Did you notice that the tax collectors – despised people – were also included. And what a difference they could make if their lives were changed. It is also interesting that he doesn’t tell anyone to change their occupation. what we see here is another aspect of the preparation of John: no-one is excluded from the kingdom if they turn to God in repentance. Reading the gospels, there are often harsh words  directed at the religious establishment; but even they could start again if they were willing.

So what is the relevance for us? We need to listen to the voice of God and respond. Don’t sit for hours waiting upon God wondering what you should be doing and how you should live your life. Don’t wait for hours for a voice from heaven when God is shouting loud and clear through the Bible. If we don’t hear, if we don’t respond then we are like the character James describes in his letter… (James 1:22-25) It is so easy to read and hear, agree and then do nothing; to come on a Sunday and hear ‘good teaching’ and go away satisfied and knowledgeable, but no change occurs in our  hearts and lives. We don’t have to do anything to earn a place in heaven because Jesus has done that for us. But as James says, it’s pretty hard to demonstrate you have faith if it doesn’t change how you live and relate to others.

  1. If we are wealthy – and I would suggest that compared with the vast majority of people in the world we are all wealthy – then we should be sharing with those who have nothing.
  2. In our workplace, principles and practices should be above reproach and if necessary deals are dropped if they are dodgy, or an action is refused, because following Christ is more important.
  3. If we are in a position of authority our principles and practices should be above reproach and we should be known for fairness to all and justice in decision taking.
  4. If you are facing challenges and dilemmas in the workplace or at home and need support, seek it from the family here at Emmanuel. Part of the role of the church community is to love and support each other.

In calling people to repentance, John isn’t setting himself up as a new religious leader. In the advice he gives those who ask him what they should do, he draws on the teaching of the OT. In Luke’s account, we have people asking whether or not John is the promised Messiah and he seems to have overheard this, because he points to the one who will come after. He points away from himself to Jesus and it is in John’s gospel that the Baptist identifies Jesus as the Lamb of God who takes away the sin of the world.

All the gospels have John declaring his unworthiness compared to the one who was to come. In M,M and L he makes the point that the Messiah will baptise with the Holy Spirit and in M and L the Spirit is linked with fire. Now I believe that the the HS wasn’t being given and isn’t given so we can have warm fuzzy feelings, perform amazing things and distinguish between first and second class Christians. The Spirit comes to change people and empower them to live as followers of Jesus Christ and to do his work. The empowerment of the Spirit led the disciples into difficult and challenging situations, because they were being faithful to Jesus and not going to deny him. When the Spirit descended on Jesus, M,M and L tell us that the he was then led into a time of testing. The empowerment of the Spirit is to strengthen, encourage, build up and enable us to be the people of Jesus as the church collectively and dispersed throughout the week. In Luke as in Matthew, the gift of the Spirit is linked with fire. They could have been thinking of the events of Pentecost, but also fire is a metaphor in the OT for the presence of God and his cleansing judgement. The fire of the Spirit comes cleansing believers because the Spirit is the presence of God in our lives.

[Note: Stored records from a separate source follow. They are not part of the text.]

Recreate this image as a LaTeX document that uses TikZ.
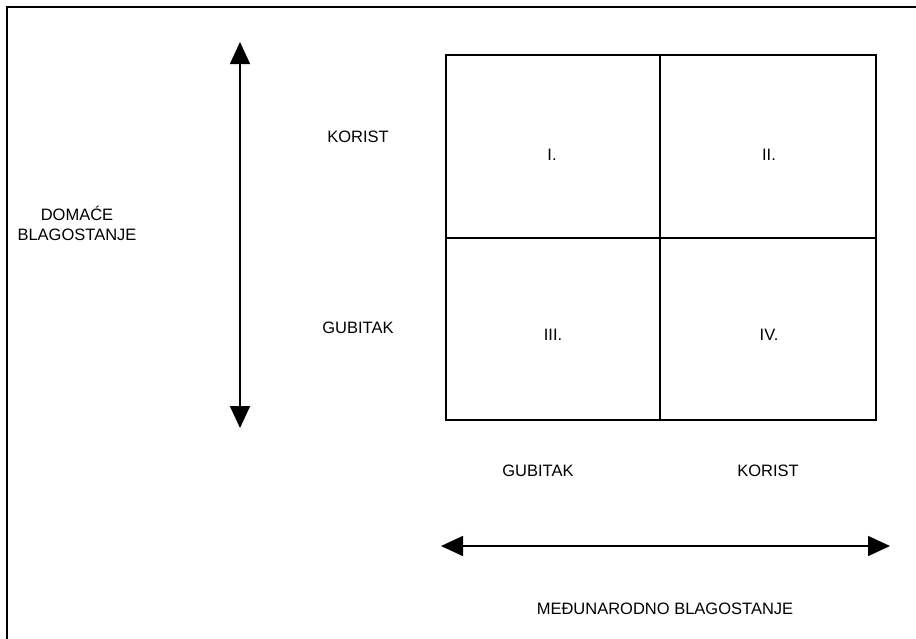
\documentclass[tikz,border=0pt]{standalone}
\usepackage{fontspec}
\setmainfont{Liberation Sans}
\usetikzlibrary{arrows.meta}
\begin{document}
\begin{tikzpicture}[x=1pt,y=-1pt,
  lbl/.style={font=\fontsize{16.5}{20}\selectfont,inner sep=0pt,align=center},
  cell/.style={draw,line width=1.6pt,minimum width=#1,inner sep=0pt},
  axis/.style={line width=1.6pt,{Triangle[length=22pt,width=20pt]}-{Triangle[length=22pt,width=20pt]}}]
\useasboundingbox (0,0) rectangle (916,638);
% outer frame (right and bottom edges fall outside the page)
\draw[line width=2.2pt] (7,660) -- (7,7) -- (940,7);
% matrix of four quadrants
\node[cell=214pt,minimum height=183pt] (q1) at (553,146.5) {};
\node[cell=216pt,minimum height=183pt] (q2) at (768,146.5) {};
\node[cell=214pt,minimum height=182pt] (q3) at (553,329) {};
\node[cell=216pt,minimum height=182pt] (q4) at (768,329) {};
\node[lbl] (l1) at (552,155) {I.};
\node[lbl] (l2) at (769,155) {II.};
\node[lbl] (l3) at (553,335) {III.};
\node[lbl] (l4) at (769,335) {IV.};
% domestic welfare axis
\coordinate (vt) at (240,42);
\coordinate (vb) at (240,428);
\draw[axis] (vb) -- (vt);
\node[lbl] (dom) at (77,223) {DOMAĆE\\BLAGOSTANJE};
\node[lbl] (vk) at (358,137) {KORIST};
\node[lbl] (vg) at (358,328) {GUBITAK};
% international welfare axis
\coordinate (hl) at (441,546);
\coordinate (hr) at (890,546);
\draw[axis] (hl) -- (hr);
\node[lbl] (hg) at (538,471) {GUBITAK};
\node[lbl] (hk) at (768,471) {KORIST};
\node[lbl] (med) at (665,609) {MEĐUNARODNO BLAGOSTANJE};
\end{tikzpicture}
\end{document}
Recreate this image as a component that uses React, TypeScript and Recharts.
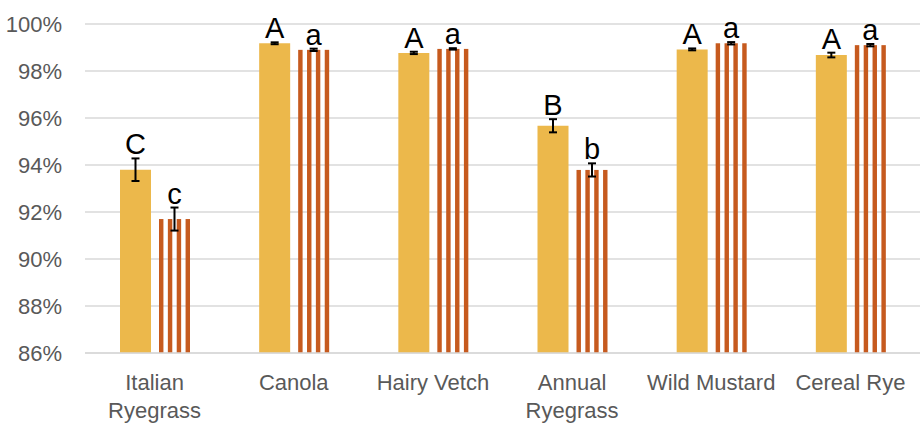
import React from "react";
import { BarChart, Bar, XAxis, YAxis, CartesianGrid, ErrorBar, LabelList } from "recharts";

const categories = ["Italian Ryegrass", "Canola", "Hairy Vetch", "Annual Ryegrass", "Wild Mustard", "Cereal Rye"];
const solidValues = [93.8, 99.18, 98.77, 95.67, 98.92, 98.68];
const solidErrors = [0.48, 0.04, 0.05, 0.28, 0.04, 0.1];
const stripedValues = [91.7, 98.9, 98.94, 93.79, 99.18, 99.1];
const stripedErrors = [0.49, 0.05, 0.03, 0.28, 0.05, 0.05];
const solidLetters = ["C", "A", "A", "B", "A", "A"];
const stripedLetters = ["c", "a", "a", "b", "a", "a"];
const yTicks = [86, 88, 90, 92, 94, 96, 98, 100];
const yMin = 86;
const yMax = 100;

const data = categories.map((c, i) => ({
  name: c,
  solid: solidValues[i],
  solidErr: solidErrors[i],
  striped: stripedValues[i],
  stripedErr: stripedErrors[i],
}));

const YELLOW = "#ECB84B";
const ORANGE = "#C65A1E";
const AXIS_FONT = "'Liberation Sans', Arial, sans-serif";

const StripedShape = (props: any) => {
  const { x, y, width, height } = props;
  if (!height || height <= 0) return null;
  const period = width / 3.5;
  const sw = period / 2;
  const rects = [];
  for (let k = 0; k < 4; k++) {
    rects.push(
      <rect key={k} x={x + k * period} y={y} width={sw} height={height} fill={ORANGE} />
    );
  }
  return <g>{rects}</g>;
};

const makeLetterLabel = (letters: string[], values: number[], errors: number[]) => (props: any) => {
  const { x, y, width, height, index } = props;
  const v = values[index];
  const pxPerUnit = height / (v - yMin);
  const errTop = y - errors[index] * pxPerUnit;
  return (
    <text
      x={x + width / 2}
      y={errTop - 4}
      textAnchor="middle"
      fontSize={29}
      fontFamily="'Liberation Sans', Arial, sans-serif"
      fill="#000"
    >
      {letters[index]}
    </text>
  );
};

const XTick = (props: any) => {
  const { x, y, payload } = props;
  const words: string[] = String(payload.value).split(" ");
  let lines: string[];
  if (payload.value === "Italian Ryegrass" || payload.value === "Annual Ryegrass") {
    lines = words;
  } else {
    lines = [payload.value];
  }
  return (
    <text x={x} y={y} textAnchor="middle" fill="#595959" fontSize={22} fontFamily={AXIS_FONT}>
      {lines.map((l, i) => (
        <tspan key={i} x={x} dy={i === 0 ? 37 : 28}>
          {l}
        </tspan>
      ))}
    </text>
  );
};

export default function App() {
  return (
    <div style={{ position: "absolute", left: 0, top: 0, background: "#fff" }}>
      <BarChart
        width={920}
        height={425}
        data={data}
        margin={{ top: 24, right: 0, bottom: 0, left: 0 }}
        barGap={8}
        barSize={31}
      >
        <CartesianGrid vertical={false} stroke="#D9D9D9" strokeWidth={1.5} />
        <XAxis
          dataKey="name"
          tickLine={false}
          tickSize={0}
          tickMargin={0}
          axisLine={{ stroke: "#D9D9D9", strokeWidth: 1.5 }}
          tick={<XTick />}
          interval={0}
          height={72}
        />
        <YAxis
          domain={[yMin, yMax]}
          ticks={yTicks}
          tickFormatter={(v: number) => `${v}%`}
          axisLine={false}
          tickLine={false}
          tickSize={0}
          tickMargin={23}
          width={85}
          allowDataOverflow
          tick={{ fill: "#595959", fontSize: 22, fontFamily: AXIS_FONT }}
        />
        <Bar dataKey="solid" fill={YELLOW} isAnimationActive={false}>
          <ErrorBar dataKey="solidErr" width={4} stroke="#000" strokeWidth={2} direction="y" />
          <LabelList dataKey="solid" content={makeLetterLabel(solidLetters, solidValues, solidErrors)} />
        </Bar>
        <Bar dataKey="striped" fill={ORANGE} shape={<StripedShape />} isAnimationActive={false}>
          <ErrorBar dataKey="stripedErr" width={4} stroke="#000" strokeWidth={2} direction="y" />
          <LabelList dataKey="striped" content={makeLetterLabel(stripedLetters, stripedValues, stripedErrors)} />
        </Bar>
      </BarChart>
    </div>
  );
}
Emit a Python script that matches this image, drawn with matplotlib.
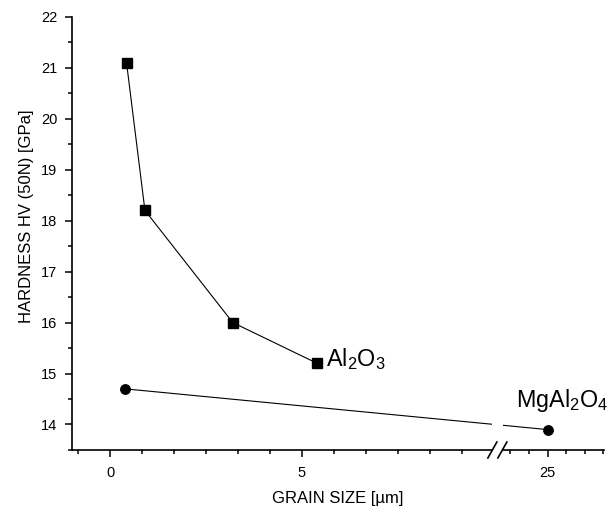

This brings us to the urgency of John’s message. ‘Produce fruit in keeping with repentance because judgment is coming. Produce fruit in keeping with repentance because one is coming who will sift the wheat and burn up the chaff.’ The implication was that there were those who sat back and said, ‘I’m a Jew. I’m ok.’ and would be surprised when the axe struck. It could be the same for those who say ‘I belong to a Christian family, I go to church, I’m ok,’ but who have never responded to the challenge to repent, turn to God and receive forgiveness. The example I’ve used before is that if you are born in a garage, it doesn’t make you a car. Part of the problem in the past of living in a so called Christian country has been that people have believed that made them Christian. That is part of the problem of the image of Christianity among non-Christian nations: national Christian faith does not commend itself.

If you are born to a Jewish family, you are a Jew. If born to a Muslim family, you are a Muslim. If to a Hindu family, a Hindu. But just because you belong to a Christian family or Emmanuel Baptist Church, doesn’t make you a Christian. Uniquely for Christianity, everyone has to make that choice to follow Jesus Christ for themselves. If you like, you are automatically opted out and consciously have to take the step of repentance and faith in Christ for yourself. Now is the time to respond personally to the offer God gives of turning around and receiving forgiveness. The good news is that judgement doesn’t have to be fearful, because we have been given the opportunity to return to God.

We are still on the threshold of the New Year. We have celebrated the birth of Jesus the Messiah, the Son of God. Are you going to respond to him and put your faith and trust in him? Are you going to allow the Holy Spirit to cleanse and empower you to enable you to bear fruit in keeping with repentance? We don’t do this alone: we have the promise of the Holy Spirit in our lives and we have the family of the church to love, support and enable us to step out in faith in the one whose sandals none of us are worthy to untie.